» Task details
Pictures stay out of the copy. Please reproduce only the lines between the one holding "Write a web" and the one holding "var serif = 'Liberation", inclusive.

(Entries with chart source code)
## Begin

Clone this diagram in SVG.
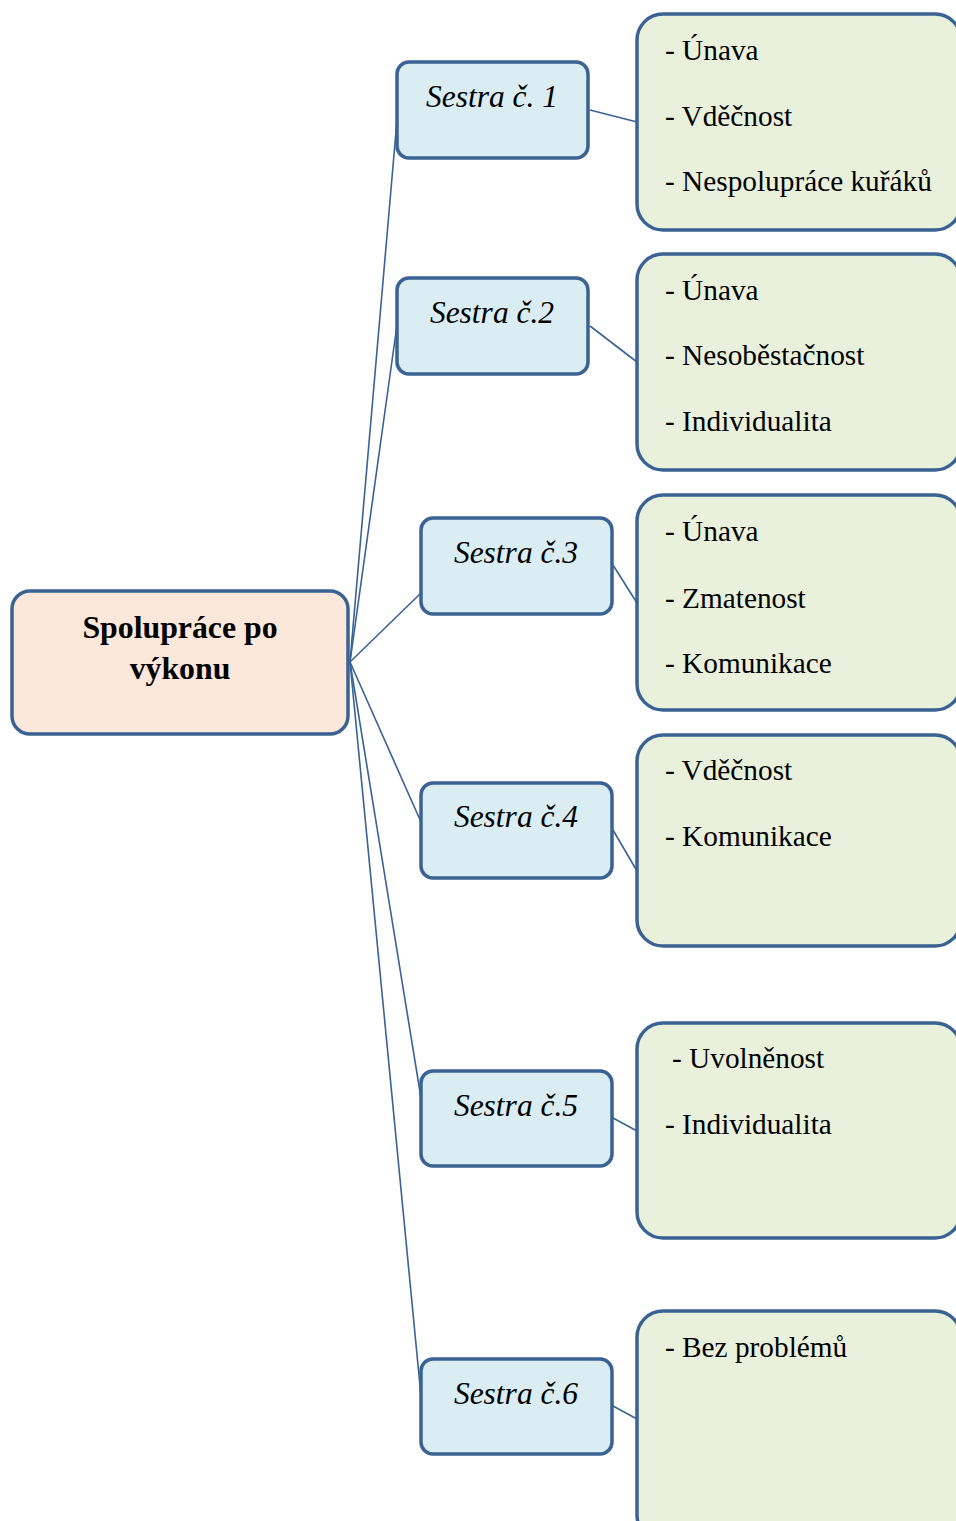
<svg xmlns="http://www.w3.org/2000/svg" width="956" height="1521" viewBox="0 0 956 1521">
  <style>
    .box { stroke: #3a6293; stroke-width: 3.5; }
    .root { fill: #fce8da; }
    .nurse { fill: #daedf3; }
    .notes { fill: #e9f0dc; }
    .link { stroke: #3a6293; stroke-width: 1.6; fill: none; }
    .title { font-family: "Liberation Serif", "Times New Roman", serif; font-weight: bold; font-size: 31.8px; fill: #000; text-anchor: middle; }
    .label { font-family: "Liberation Serif", "Times New Roman", serif; font-style: italic; font-size: 31.5px; fill: #000; text-anchor: middle; }
    .item { font-family: "Liberation Serif", "Times New Roman", serif; font-size: 29.3px; fill: #000; }
  </style>
  <rect width="956" height="1521" fill="#ffffff"/>

  <!-- connectors -->
  <g id="connectors">
    <line class="link" x1="350" y1="662" x2="397" y2="120"/>
    <line class="link" x1="350" y1="662" x2="397" y2="325"/>
    <line class="link" x1="350" y1="662" x2="421" y2="593"/>
    <line class="link" x1="350" y1="662" x2="421" y2="822"/>
    <line class="link" x1="350" y1="662" x2="421" y2="1098"/>
    <line class="link" x1="350" y1="662" x2="421" y2="1396"/>
    <line class="link" x1="590" y1="110" x2="637" y2="122"/>
    <line class="link" x1="590" y1="326" x2="637" y2="362"/>
    <line class="link" x1="613" y1="565" x2="637" y2="603"/>
    <line class="link" x1="613" y1="830" x2="637" y2="871"/>
    <line class="link" x1="613" y1="1118" x2="637" y2="1131"/>
    <line class="link" x1="613" y1="1406" x2="637" y2="1419"/>
  </g>

  <!-- root -->
  <g id="root">
    <rect class="box root" x="12" y="591" width="336" height="143" rx="18"/>
    <text class="title" x="180" y="638">Spolupráce po</text>
    <text class="title" x="180" y="679">výkonu</text>
  </g>

  <!-- nurses -->
  <g id="nurse1">
    <rect class="box nurse" x="397" y="62" width="191" height="96" rx="12"/>
    <text class="label" x="492" y="107">Sestra č. 1</text>
  </g>
  <g id="nurse2">
    <rect class="box nurse" x="397" y="278" width="191" height="96" rx="12"/>
    <text class="label" x="492" y="323">Sestra č.2</text>
  </g>
  <g id="nurse3">
    <rect class="box nurse" x="421" y="518" width="191" height="96" rx="12"/>
    <text class="label" x="516" y="563">Sestra č.3</text>
  </g>
  <g id="nurse4">
    <rect class="box nurse" x="421" y="783" width="191" height="95" rx="12"/>
    <text class="label" x="516" y="827">Sestra č.4</text>
  </g>
  <g id="nurse5">
    <rect class="box nurse" x="421" y="1071" width="191" height="95" rx="12"/>
    <text class="label" x="516" y="1116">Sestra č.5</text>
  </g>
  <g id="nurse6">
    <rect class="box nurse" x="421" y="1359" width="191" height="95" rx="12"/>
    <text class="label" x="516" y="1404">Sestra č.6</text>
  </g>

  <!-- notes -->
  <g id="notes1">
    <rect class="box notes" x="637" y="14" width="324" height="216" rx="26"/>
    <text class="item" x="665" y="60">- Únava</text>
    <text class="item" x="665" y="126">- Vděčnost</text>
    <text class="item" x="665" y="191">- Nespolupráce kuřáků</text>
  </g>
  <g id="notes2">
    <rect class="box notes" x="637" y="254" width="324" height="216" rx="26"/>
    <text class="item" x="665" y="300">- Únava</text>
    <text class="item" x="665" y="365">- Nesoběstačnost</text>
    <text class="item" x="665" y="431">- Individualita</text>
  </g>
  <g id="notes3">
    <rect class="box notes" x="637" y="495" width="324" height="215" rx="26"/>
    <text class="item" x="665" y="541">- Únava</text>
    <text class="item" x="665" y="608">- Zmatenost</text>
    <text class="item" x="665" y="673">- Komunikace</text>
  </g>
  <g id="notes4">
    <rect class="box notes" x="637" y="735" width="324" height="211" rx="26"/>
    <text class="item" x="665" y="780">- Vděčnost</text>
    <text class="item" x="665" y="846">- Komunikace</text>
  </g>
  <g id="notes5">
    <rect class="box notes" x="637" y="1023" width="324" height="215" rx="26"/>
    <text class="item" x="672" y="1068">- Uvolněnost</text>
    <text class="item" x="665" y="1134">- Individualita</text>
  </g>
  <g id="notes6">
    <rect class="box notes" x="637" y="1311" width="324" height="230" rx="26"/>
    <text class="item" x="665" y="1357">- Bez problémů</text>
  </g>
</svg>
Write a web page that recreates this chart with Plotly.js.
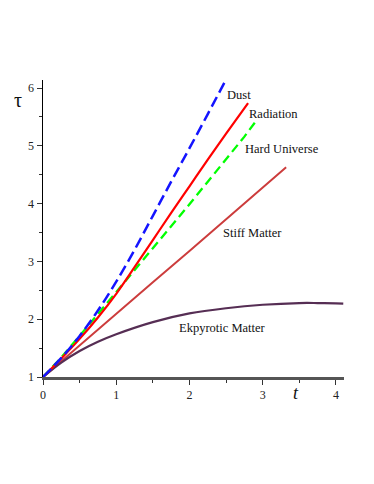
<!DOCTYPE html>
<html>
<head>
<meta charset="utf-8">
<script src="https://cdn.plot.ly/plotly-3.0.1.min.js"></script>
<style>
  html, body { margin: 0; padding: 0; background: #fff; }
  #chart { width: 374px; height: 484px; }
</style>
</head>
<body>
<div id="chart"></div>
<script>
// values
var dustT = [0, 0.25, 0.5, 0.75, 1, 1.25, 1.5, 1.75, 2, 2.25, 2.5];
var dustTau = [1, 1.33, 1.71, 2.15, 2.65, 3.20, 3.79, 4.38, 4.96, 5.55, 6.15];

var radT = [0, 0.25, 0.5, 0.75, 1, 1.25, 1.5, 1.75, 2, 2.25, 2.5, 2.8];
var radTau = [1, 1.32, 1.66, 2.03, 2.44, 2.90, 3.37, 3.84, 4.30, 4.76, 5.21, 5.74];

var hardT = [0, 0.25, 0.5, 0.75, 1, 1.25, 1.5, 1.75, 2, 2.25, 2.5, 2.75, 2.92];
var hardTau = [1, 1.34, 1.71, 2.09, 2.46, 2.84, 3.22, 3.60, 3.99, 4.38, 4.77, 5.16, 5.45];

var stiffT = [0, 0.5, 1, 1.5, 2, 2.5, 3, 3.32];
var stiffTau = [1, 1.55, 2.09, 2.64, 3.18, 3.73, 4.28, 4.63];

var ekT = [0, 0.25, 0.5, 0.75, 1, 1.5, 2, 2.5, 3, 3.5, 3.75, 4, 4.1];
var ekTau = [1, 1.25, 1.45, 1.61, 1.74, 1.95, 2.10, 2.19, 2.25, 2.28, 2.28, 2.275, 2.27];

var labelText = ['Dust', 'Radiation', 'Hard Universe', 'Stiff Matter', 'Ekpyrotic Matter'];
var labelT = [2.67, 3.15, 3.26, 2.86, 2.445];
var labelTau = [5.88, 5.55, 4.94, 3.49, 1.84];

var serif = 'Liberation Serif, Times New Roman, serif';

var data = [
  {x: stiffT, y: stiffTau, name: 'Stiff Matter', type: 'scatter', mode: 'lines',
   line: {color: 'rgb(204,60,60)', width: 2}},
  {x: ekT, y: ekTau, name: 'Ekpyrotic Matter', type: 'scatter', mode: 'lines',
   line: {color: 'rgb(86,46,84)', width: 2.2, shape: 'spline'}},
  {x: hardT, y: hardTau, name: 'Hard Universe', type: 'scatter', mode: 'lines',
   line: {color: 'rgb(0,255,0)', width: 2.3, dash: '9px,5px'}},
  {x: radT, y: radTau, name: 'Radiation', type: 'scatter', mode: 'lines',
   line: {color: 'rgb(255,0,0)', width: 2.2, shape: 'spline'}},
  {x: dustT, y: dustTau, name: 'Dust', type: 'scatter', mode: 'lines',
   line: {color: 'rgb(20,20,255)', width: 2.5, dash: '11px,5px', shape: 'spline'}}
];

var annotations = labelText.map(function (s, i) {
  return {x: labelT[i], y: labelTau[i], text: s, showarrow: false,
          font: {family: serif, size: 12.5, color: '#111'}};
});
// axis names sit outside the plot area, so place them in paper units
annotations.push({xref: 'paper', yref: 'paper', x: -0.083, y: 0.933, text: 'τ', showarrow: false,
                  xanchor: 'center', yanchor: 'middle',
                  font: {family: serif, size: 20, color: '#111'}});
annotations.push({xref: 'paper', yref: 'paper', x: 0.841, y: -0.054, text: '<i>t</i>', showarrow: false,
                  xanchor: 'center', yanchor: 'middle',
                  font: {family: serif, size: 18, color: '#111'}});

var layout = {
  width: 374,
  height: 484,
  margin: {l: 43, r: 30, t: 80, b: 107},
  showlegend: false,
  paper_bgcolor: 'white',
  plot_bgcolor: 'white',
  xaxis: {
    range: [0, 4.11],
    tickvals: [0, 1, 2, 3, 4],
    ticks: 'outside', ticklen: 5, tickwidth: 1, tickcolor: '#333',
    minor: {dtick: 0.5, ticks: 'outside', ticklen: 3, tickcolor: '#333'},
    showline: true, linecolor: '#555', linewidth: 2.5,
    showgrid: false, zeroline: false,
    tickfont: {family: serif, size: 12, color: '#222'}
  },
  yaxis: {
    range: [1, 6.14],
    tickvals: [1, 2, 3, 4, 5, 6],
    ticks: 'outside', ticklen: 5, tickwidth: 1, tickcolor: '#333',
    minor: {dtick: 0.5, ticks: 'outside', ticklen: 3, tickcolor: '#333'},
    showline: true, linecolor: '#000', linewidth: 1.5,
    showgrid: false, zeroline: false,
    tickfont: {family: serif, size: 12, color: '#222'}
  },
  annotations: annotations
};

Plotly.newPlot('chart', data, layout, {displayModeBar: false, staticPlot: true});
</script>
</body>
</html>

## End

» Response
Write a web page that recreates this chart with Plotly.js.
<!DOCTYPE html>
<html>
<head>
<meta charset="utf-8">
<script src="https://cdn.plot.ly/plotly-3.0.1.min.js"></script>
<style>
  html, body { margin: 0; padding: 0; background: #fff; }
  #chart { width: 374px; height: 484px; }
</style>
</head>
<body>
<div id="chart"></div>
<script>
// values
var dustT = [0, 0.25, 0.5, 0.75, 1, 1.25, 1.5, 1.75, 2, 2.25, 2.5];
var dustTau = [1, 1.33, 1.71, 2.15, 2.65, 3.20, 3.79, 4.38, 4.96, 5.55, 6.15];

var radT = [0, 0.25, 0.5, 0.75, 1, 1.25, 1.5, 1.75, 2, 2.25, 2.5, 2.8];
var radTau = [1, 1.32, 1.66, 2.03, 2.44, 2.90, 3.37, 3.84, 4.30, 4.76, 5.21, 5.74];

var hardT = [0, 0.25, 0.5, 0.75, 1, 1.25, 1.5, 1.75, 2, 2.25, 2.5, 2.75, 2.92];
var hardTau = [1, 1.34, 1.71, 2.09, 2.46, 2.84, 3.22, 3.60, 3.99, 4.38, 4.77, 5.16, 5.45];

var stiffT = [0, 0.5, 1, 1.5, 2, 2.5, 3, 3.32];
var stiffTau = [1, 1.55, 2.09, 2.64, 3.18, 3.73, 4.28, 4.63];

var ekT = [0, 0.25, 0.5, 0.75, 1, 1.5, 2, 2.5, 3, 3.5, 3.75, 4, 4.1];
var ekTau = [1, 1.25, 1.45, 1.61, 1.74, 1.95, 2.10, 2.19, 2.25, 2.28, 2.28, 2.275, 2.27];

var labelText = ['Dust', 'Radiation', 'Hard Universe', 'Stiff Matter', 'Ekpyrotic Matter'];
var labelT = [2.67, 3.15, 3.26, 2.86, 2.445];
var labelTau = [5.88, 5.55, 4.94, 3.49, 1.84];

var serif = 'Liberation Serif, Times New Roman, serif';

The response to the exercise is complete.